Qual foi o seu principal desafio como secretária de Estado?
Esses são os primeiros quatro anos de existência da secretaria
sem que nós tivéssemos um modelo a seguir. Porque ela foi,
diferentemente de outros lugares e do próprio Governo Federal, criada
para atender tanto a promoção da igualdade racial como as políticas para
as mulheres. Então, juntar em um mesmo espaço essas duas agendas
enormes é um desafio permanente. Especialmente no caso da Bahia, implica
em fazer também outro tipo de esforço para quebrar certa tradição, pois
quem trabalha com igualdade racial não fala da mulher negra e quem
trata de políticas para as mulheres tampouco trata de mulher negra
também.
Quando se fala nos negros, em geral, são sempre os homens, e
quando se fala nas mulheres, em geral, são sempre as mulheres brancas.
Então, esse esforço de falar em políticas e a necessidade de incluir as
mulheres negras, de falar e fazer em questão da igualdade racial,
inclui, necessariamente, mulheres, homens, negros, crianças… Foi
extremamente desafiante. Outro aspecto que é muito pouco observado é que
essas agendas novas que trazemos para o governo demandam um tipo de
profissional que, geralmente, não existe dentro do governo ou existem em
poucos números.
O que de mais importante e palpável para a população o órgão que a senhora dirige pode oferecer?
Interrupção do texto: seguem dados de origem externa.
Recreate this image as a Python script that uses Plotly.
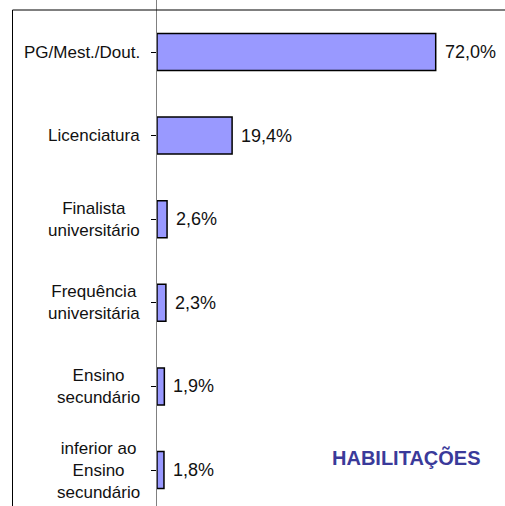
import plotly.graph_objects as go

categories = [
    "PG/Mest./Dout.",
    "Licenciatura",
    "Finalista<br>universitário",
    "Frequência<br>universitária",
    "Ensino<br>secundário",
    "inferior ao<br>Ensino<br>secundário",
]
values = [72.0, 19.4, 2.6, 2.3, 1.9, 1.8]
title_text = "HABILITAÇÕES"

W, H = 505, 506
L = 157
plot_w = W - L
px_per_unit = 3.871
x_max = plot_w / px_per_unit

band_c0 = 52.0
band = 83.6
y_top = -band_c0 / band
y_bot = (H - band_c0) / band

idx = list(range(len(categories)))

fig = go.Figure()
fig.add_trace(go.Bar(
    x=values, y=idx, orientation="h",
    marker=dict(color="#9999ff", line=dict(color="#000000", width=1.5)),
    hoverinfo="skip",
))

font_family = "Liberation Sans, Arial, sans-serif"
annotations = []
for i, (c, v) in enumerate(zip(categories, values)):
    annotations.append(dict(
        x=(142 - L) / plot_w, xref="paper", y=i, yref="y",
        text=c, showarrow=False, xanchor="right", yanchor="middle",
        align="center", font=dict(family=font_family, size=17, color="#111111"),
    ))
    annotations.append(dict(
        x=v, xref="x", y=i, yref="y", xshift=7,
        text=f"{v:.1f}".replace(".", ",") + "%", showarrow=False,
        xanchor="left", yanchor="middle",
        font=dict(family=font_family, size=18, color="#111111"),
    ))
annotations.append(dict(
    x=(406 - L) / plot_w, xref="paper", y=1 - 457 / H, yref="paper",
    text=f"<b>{title_text}</b>", showarrow=False, xanchor="center", yanchor="middle",
    font=dict(family=font_family, size=20, color="#3a3a9a"),
))

fx = (12.5 - L) / plot_w
fy = 1 - 10 / H
shapes = [
    dict(type="line", xref="paper", yref="paper", x0=fx, x1=fx, y0=-0.1, y1=fy,
         line=dict(color="#000000", width=1)),
    dict(type="line", xref="paper", yref="paper", x0=fx, x1=1.2, y0=fy, y1=fy,
         line=dict(color="#000000", width=1)),
]

fig.update_layout(
    width=W, height=H,
    margin=dict(l=L, r=0, t=0, b=0),
    paper_bgcolor="white", plot_bgcolor="white",
    bargap=0.557,
    showlegend=False,
    hovermode=False,
    xaxis=dict(visible=False, range=[0, x_max]),
    yaxis=dict(
        range=[y_bot, y_top],
        tickmode="array", tickvals=idx, ticktext=[""] * len(idx),
        showticklabels=False, tickson="boundaries",
        ticks="outside", ticklen=5, tickcolor="#000000", tickwidth=1,
        showline=True, linecolor="#808080", linewidth=1,
        showgrid=False, zeroline=False,
    ),
    annotations=annotations,
    shapes=shapes,
)

fig.write_html(
    "out.html",
    config={"displayModeBar": False},
    post_script="document.body.style.margin='0';document.body.style.overflow='hidden';",
)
As pessoas ou os grupos para os quais as políticas públicas se
dirigem não estabelecem departamentos na sua vida, suas necessidades em
educação, em saúde ou trabalho. As pessoas vivem essas necessidades e
essas demandas de uma forma conjugada, até porque a saúde que eu tenho
vai determinar as minhas possibilidades como força de trabalho, vai
determinar as minhas possibilidades como pessoa que estuda e quer ter
acesso ao conhecimento. A minha inserção no mercado tem relação com o
tipo de educação que eu tive e por aí vai. Do lado do governo, temos
também que pensar nas dimensões da vida das pessoas como coisas
interligadas, se quisermos que o resultado seja concreto na vida delas.